Like the authorities of the time, I never found the shelter of Henno
Martin and Hermann Korn. They chose
their hiding place well.
I continued on
towards the Gaub Pass hoping that perhaps the shelter was further along than I had
anticipated. As the horizon drew nearer
to the sun the shadows lengthened and the rocks softened from their bleached
harshness to a deepening red. It was
time to consider a camp site for the night.
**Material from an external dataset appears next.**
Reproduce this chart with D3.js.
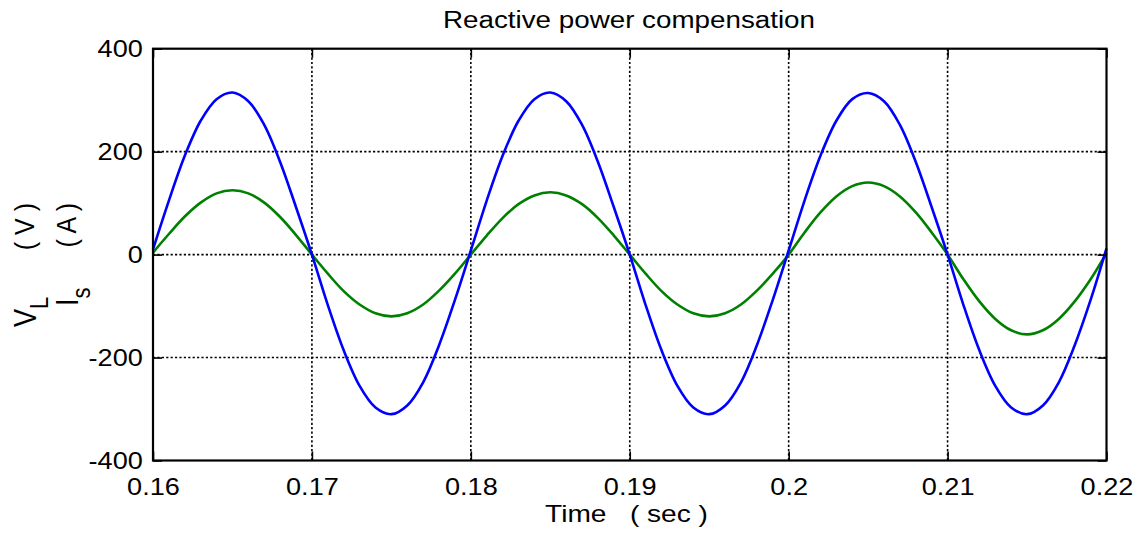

I kept a look out for a sign pointing to accommodation and occasionally
I stopped the car to watch the bat eared foxes foraging next to the gravel
road. There were still a couple of hours
of light when I spotted a sign: The
Namib Valley Lodge and Camp Site. There
was a signal so I dialled the number on the board and the man, sounding a
little surprised, told me there were sites available. “Turn left from where you are and drive seven
kilometres. Then turn right and pass
through the gate when you see the notice board and keep going until you get
there.” He didn’t tell me that there was
another seven kilometres of jeep track to drive before we would reach our
destination. It was slow going but quite
beautiful as we climbed slowly up into the mountains. We startled a herd of zebra that then
cantered off ahead of us before cutting across the track and disappearing into
a kloof below.
When we arrived we
realised that we had found our own kind of hide-out in the Namib Desert. There was a solitary caretaker in
residence. I asked him for a camp-site
and he pointed in the direction of three small, thatched rondavels. Later we discover that, rustic on the outside,
the rondavels contained hot showers heated by their own individual solar panels,
immaculate private ablutions for each site.
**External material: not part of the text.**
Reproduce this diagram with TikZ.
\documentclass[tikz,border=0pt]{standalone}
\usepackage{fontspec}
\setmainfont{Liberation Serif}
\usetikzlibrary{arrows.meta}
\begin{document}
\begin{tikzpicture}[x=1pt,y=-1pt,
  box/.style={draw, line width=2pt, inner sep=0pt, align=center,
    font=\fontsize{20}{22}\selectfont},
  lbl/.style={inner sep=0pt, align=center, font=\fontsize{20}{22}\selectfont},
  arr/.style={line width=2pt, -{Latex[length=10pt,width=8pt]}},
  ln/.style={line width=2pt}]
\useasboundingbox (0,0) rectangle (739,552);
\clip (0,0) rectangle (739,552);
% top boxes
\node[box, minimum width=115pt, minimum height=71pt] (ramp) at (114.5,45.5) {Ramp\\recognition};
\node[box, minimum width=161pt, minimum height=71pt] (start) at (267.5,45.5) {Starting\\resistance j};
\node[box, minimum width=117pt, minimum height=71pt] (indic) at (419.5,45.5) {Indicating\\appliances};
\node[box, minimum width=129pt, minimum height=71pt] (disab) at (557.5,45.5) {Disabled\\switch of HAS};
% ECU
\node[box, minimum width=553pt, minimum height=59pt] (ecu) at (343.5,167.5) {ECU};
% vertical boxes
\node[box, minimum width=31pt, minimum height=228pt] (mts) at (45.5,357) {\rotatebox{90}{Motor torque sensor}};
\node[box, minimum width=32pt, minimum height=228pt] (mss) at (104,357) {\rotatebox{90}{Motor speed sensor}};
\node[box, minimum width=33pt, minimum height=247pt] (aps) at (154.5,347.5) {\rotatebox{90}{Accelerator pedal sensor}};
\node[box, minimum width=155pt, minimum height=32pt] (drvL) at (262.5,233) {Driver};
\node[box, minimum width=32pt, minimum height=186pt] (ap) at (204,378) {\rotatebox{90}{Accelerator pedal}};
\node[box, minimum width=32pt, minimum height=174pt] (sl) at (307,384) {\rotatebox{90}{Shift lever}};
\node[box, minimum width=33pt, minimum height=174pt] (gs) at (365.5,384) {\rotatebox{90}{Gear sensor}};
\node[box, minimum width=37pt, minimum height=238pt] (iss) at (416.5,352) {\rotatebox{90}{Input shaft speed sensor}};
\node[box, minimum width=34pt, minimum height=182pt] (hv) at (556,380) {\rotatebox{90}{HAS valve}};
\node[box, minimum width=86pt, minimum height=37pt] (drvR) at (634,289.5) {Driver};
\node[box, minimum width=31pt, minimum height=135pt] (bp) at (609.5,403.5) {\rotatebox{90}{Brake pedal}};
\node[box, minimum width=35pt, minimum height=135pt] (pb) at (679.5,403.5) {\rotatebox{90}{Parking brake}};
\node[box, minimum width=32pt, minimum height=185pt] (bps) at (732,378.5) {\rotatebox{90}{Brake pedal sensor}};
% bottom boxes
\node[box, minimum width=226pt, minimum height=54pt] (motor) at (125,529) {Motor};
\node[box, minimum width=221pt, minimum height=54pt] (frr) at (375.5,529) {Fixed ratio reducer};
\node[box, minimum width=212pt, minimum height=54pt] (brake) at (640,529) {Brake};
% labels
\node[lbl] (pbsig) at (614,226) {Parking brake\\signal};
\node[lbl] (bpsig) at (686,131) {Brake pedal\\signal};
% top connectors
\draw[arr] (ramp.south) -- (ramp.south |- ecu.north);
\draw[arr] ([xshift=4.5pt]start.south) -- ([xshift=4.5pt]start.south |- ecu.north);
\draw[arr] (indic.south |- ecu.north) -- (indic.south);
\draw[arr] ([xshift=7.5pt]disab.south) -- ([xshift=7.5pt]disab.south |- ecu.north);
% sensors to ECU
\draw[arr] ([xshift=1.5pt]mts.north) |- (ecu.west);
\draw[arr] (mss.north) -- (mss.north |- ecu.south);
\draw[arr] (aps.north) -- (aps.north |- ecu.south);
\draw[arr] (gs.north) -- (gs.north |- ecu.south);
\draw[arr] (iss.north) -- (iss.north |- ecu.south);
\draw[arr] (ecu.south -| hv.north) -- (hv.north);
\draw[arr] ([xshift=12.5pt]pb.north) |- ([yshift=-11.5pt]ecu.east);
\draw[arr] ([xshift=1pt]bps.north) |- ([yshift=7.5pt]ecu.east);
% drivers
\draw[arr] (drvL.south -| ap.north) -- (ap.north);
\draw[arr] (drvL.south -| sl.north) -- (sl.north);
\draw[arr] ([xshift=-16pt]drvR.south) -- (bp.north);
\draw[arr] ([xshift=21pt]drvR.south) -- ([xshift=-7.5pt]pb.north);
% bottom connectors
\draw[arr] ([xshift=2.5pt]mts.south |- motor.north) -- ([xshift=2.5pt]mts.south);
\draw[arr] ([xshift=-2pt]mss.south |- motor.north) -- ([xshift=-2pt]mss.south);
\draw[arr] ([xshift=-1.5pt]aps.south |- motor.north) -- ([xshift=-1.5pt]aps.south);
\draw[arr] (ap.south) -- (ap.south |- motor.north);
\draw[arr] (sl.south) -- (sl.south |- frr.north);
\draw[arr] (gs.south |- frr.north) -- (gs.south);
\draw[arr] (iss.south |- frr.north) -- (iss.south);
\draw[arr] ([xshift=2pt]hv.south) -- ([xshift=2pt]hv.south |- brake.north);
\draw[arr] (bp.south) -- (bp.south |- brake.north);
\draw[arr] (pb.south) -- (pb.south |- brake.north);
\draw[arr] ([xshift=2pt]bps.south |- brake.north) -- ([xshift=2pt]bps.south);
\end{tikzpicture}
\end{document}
Meanwhile, I gave up on conversation with the caretaker. Though quietly friendly, he was not a man for
small talk. Perhaps spending so much
time alone, surrounded by the almost incomprehensible vastness of the Namib
mountain-scape is what reduces his conversational needs to the essentials.
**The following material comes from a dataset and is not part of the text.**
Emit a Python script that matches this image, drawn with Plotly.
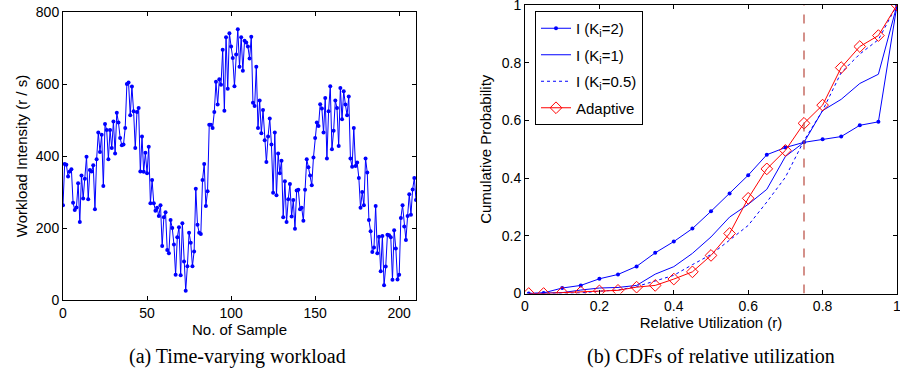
import plotly.graph_objects as go

# ---------------- data: (a) time-varying workload ----------------
workload = [263, 378, 376, 343, 357, 363, 270, 250, 257, 324, 217, 346, 282, 337, 398, 280, 361, 357, 374, 252,
            391, 465, 411, 459, 317, 489, 472, 391, 472, 422, 496, 407, 520, 493, 450, 430, 432, 478, 600, 604,
            513, 593, 524, 422, 522, 533, 357, 454, 356, 409, 352, 426, 269, 333, 269, 248, 256, 233, 263, 150,
            230, 244, 139, 130, 222, 200, 154, 70, 174, 202, 69, 213, 107, 26, 94, 187, 159, 94, 135, 309,
            209, 187, 183, 333, 378, 261, 302, 487, 487, 478, 522, 606, 543, 613, 598, 695, 526, 730, 587, 741,
            704, 672, 594, 682, 752, 648, 730,
            637, 720, 715, 704, 671, 731, 548, 539, 648, 478, 554, 463, 528, 444, 383, 454, 504, 432, 298, 465,
            291, 407, 352, 387, 230, 330, 217, 280, 322, 232, 278, 198, 304, 306, 252, 256, 220, 306, 391, 369,
            346, 319, 396, 450, 493, 483, 544, 532, 465, 561, 393, 524, 594, 419, 470, 554, 533, 428, 589, 502,
            580, 543, 513, 565, 393, 370, 478, 372, 382, 339, 256, 300, 263, 393, 354, 222, 191, 133, 146, 261,
            130, 176, 80, 178, 41, 93, 181, 180, 174, 56, 194, 143, 57, 70, 228, 263, 204, 167, 233, 294,
            237, 307, 339, 278]
samples = list(range(len(workload)))
left_xticks = [0, 50, 100, 150, 200]
left_yticks = [0, 200, 400, 600, 800]

# ---------------- data: (b) CDFs of relative utilization ----------------
util = [0.01, 0.05, 0.10, 0.15, 0.20, 0.25, 0.30, 0.35, 0.40, 0.45, 0.50,
        0.55, 0.60, 0.65, 0.70, 0.75, 0.80, 0.85, 0.90, 0.95, 1.00]
cdf_k2 = [0.0, 0.002, 0.019, 0.028, 0.051, 0.066, 0.094, 0.141, 0.18, 0.225, 0.285,
          0.347, 0.41, 0.481, 0.506, 0.524, 0.535, 0.544, 0.583, 0.595, 1.0]
cdf_k1 = [0.0, 0.002, 0.003, 0.012, 0.019, 0.021, 0.028, 0.067, 0.093, 0.139, 0.196,
          0.265, 0.309, 0.361, 0.475, 0.524, 0.634, 0.673, 0.728, 0.76, 1.0]
cdf_k05 = [0.0, 0.0, 0.0, 0.002, 0.008, 0.012, 0.024, 0.044, 0.063, 0.10, 0.135,
           0.185, 0.236, 0.317, 0.403, 0.53, 0.634, 0.766, 0.83, 0.88, 1.0]
cdf_adaptive = [0.0, 0.0, 0.003, 0.005, 0.009, 0.011, 0.022, 0.028, 0.05, 0.075, 0.132,
                0.208, 0.33, 0.432, 0.496, 0.59, 0.653, 0.783, 0.856, 0.894, 1.0]
threshold = 0.75
right_ticks = [0, 0.2, 0.4, 0.6, 0.8, 1]
right_ticktext = ["0", "0.2", "0.4", "0.6", "0.8", "1"]

names = ["I (K<sub>i</sub>=2)", "I (K<sub>i</sub>=1)", "I (K<sub>i</sub>=0.5)", "Adaptive"]

BLUE = "#0000ff"
RED = "#ff0000"
SANS = "Liberation Sans, Arial, sans-serif"
SERIF = "Liberation Serif, Times New Roman, serif"

W, H = 900, 377


def px(x):
    return x / W


def py(y):
    return 1 - y / H


fig = go.Figure()

fig.add_trace(go.Scatter(x=samples, y=workload, mode="lines+markers",
                         line=dict(color=BLUE, width=1), marker=dict(color=BLUE, size=4),
                         xaxis="x", yaxis="y", showlegend=False))

fig.add_trace(go.Scatter(x=util, y=cdf_k2, mode="lines+markers", name=names[0],
                         line=dict(color=BLUE, width=1), marker=dict(color=BLUE, size=4),
                         xaxis="x2", yaxis="y2", legendgroup="a"))
fig.add_trace(go.Scatter(x=util, y=cdf_k1, mode="lines", name=names[1],
                         line=dict(color=BLUE, width=1),
                         xaxis="x2", yaxis="y2", legendgroup="b"))
fig.add_trace(go.Scatter(x=util, y=cdf_k05, mode="lines", name=names[2],
                         line=dict(color=BLUE, width=1, dash="dot"),
                         xaxis="x2", yaxis="y2", legendgroup="c"))
fig.add_trace(go.Scatter(x=util, y=cdf_adaptive, mode="lines+markers", name=names[3],
                         line=dict(color=RED, width=1),
                         marker=dict(symbol="diamond-open", color=RED, size=9, line=dict(width=1)),
                         xaxis="x2", yaxis="y2", legendgroup="d"))
fig.add_trace(go.Scatter(x=[threshold, threshold], y=[0, 1], mode="lines",
                         line=dict(color="#b8473c", width=1.2, dash="dash"),
                         xaxis="x2", yaxis="y2", showlegend=False, hoverinfo="skip"))

axis_common = dict(showline=True, linecolor="black", linewidth=1, mirror="ticks",
                   ticks="inside", ticklen=4, tickcolor="black", showgrid=False,
                   zeroline=False, automargin=False, ticklabeloverflow="allow",
                   tickfont=dict(family=SANS, size=14, color="black"),
                   title_font=dict(family=SANS, size=15, color="black"))

fig.update_layout(
    width=W, height=H,
    margin=dict(l=0, r=0, t=0, b=0),
    paper_bgcolor="white", plot_bgcolor="white",
    xaxis=dict(domain=[px(63), px(416)], range=[0, 210], tickmode="array", tickvals=left_xticks,
               anchor="y", title=dict(text="No. of Sample", standoff=2), **axis_common),
    yaxis=dict(domain=[py(300), py(12)], range=[0, 800], tickmode="array", tickvals=left_yticks,
               anchor="x", title=dict(text="Workload Intensity (r / s)", standoff=4), **axis_common),
    xaxis2=dict(domain=[px(525), px(897)], range=[0, 1], tickmode="array", tickvals=right_ticks,
                ticktext=right_ticktext, anchor="y2",
                title=dict(text="Relative Utilization (r)", standoff=2), **axis_common),
    yaxis2=dict(domain=[py(293.5), py(5)], range=[0, 1], tickmode="array", tickvals=right_ticks,
                ticktext=right_ticktext, anchor="x2",
                title=dict(text="Cumulative Probability", standoff=6), **axis_common),
    legend=dict(x=px(535), y=py(11), xanchor="left", yanchor="top",
                bgcolor="white", bordercolor="black", borderwidth=1,
                font=dict(family=SANS, size=15, color="black"),
                tracegroupgap=4, itemwidth=30),
    showlegend=True,
    annotations=[
        dict(text="(a) Time-varying workload", x=px(238), y=py(356), xref="paper", yref="paper",
             showarrow=False, font=dict(family=SERIF, size=20, color="black"),
             xanchor="center", yanchor="middle"),
        dict(text="(b) CDFs of relative utilization", x=px(711), y=py(356), xref="paper", yref="paper",
             showarrow=False, font=dict(family=SERIF, size=20, color="black"),
             xanchor="center", yanchor="middle"),
    ],
)

fig.write_html("out.html", config={"displayModeBar": False},
               post_script="document.body.style.margin='0px';")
The roadside sign pointing
the way here had said “Namibia’s Valley of a Thousand Hills”. Below
us, beyond a lone quiver tree, stretches a scene that looks like the hide of a
giant elephant. A valley of a thousand
ravines hemmed by ranges of saw-toothed mountains.
As the fire burned
the hard thorn-wood, the cracked valleys below glowed like red embers in the
dying of another day. Martin and Korn
must have gazed at similar scenes during their time in the desert as they spent
long hours discussing their theories of life and the natural world. Whereas I have plenty of supplies in a cooler
full of ice and cold beer, the two fugitives had few luxuries. Hardly knowing where their next meal would
come from the men would often walk great distances in extreme heat through the
canyons and onto the plains, seeking out new waterholes where there might be
game to shoot.
Though I set out
to find the shelter, and although I had felt disappointed by my failure to
locate it, I feel a creeping satisfaction as the mystery lingers. A confirmation that the Namib is one of the
few wilderness areas left in the world, a place that can still keep its
secrets. Even though many people have
visited the old shelter, it remains hidden to those without detailed
directions.
The night claims
the view with a blackness unspoiled by artificial light and so I crawl into my
tent. As I draw myself down into my
sleeping bag I resolve to return one day, next time with the map co-ordinates,
to the place where the two courageous young adventurers successfully sought
refuge in this empty place from the collective madness that was World War Two.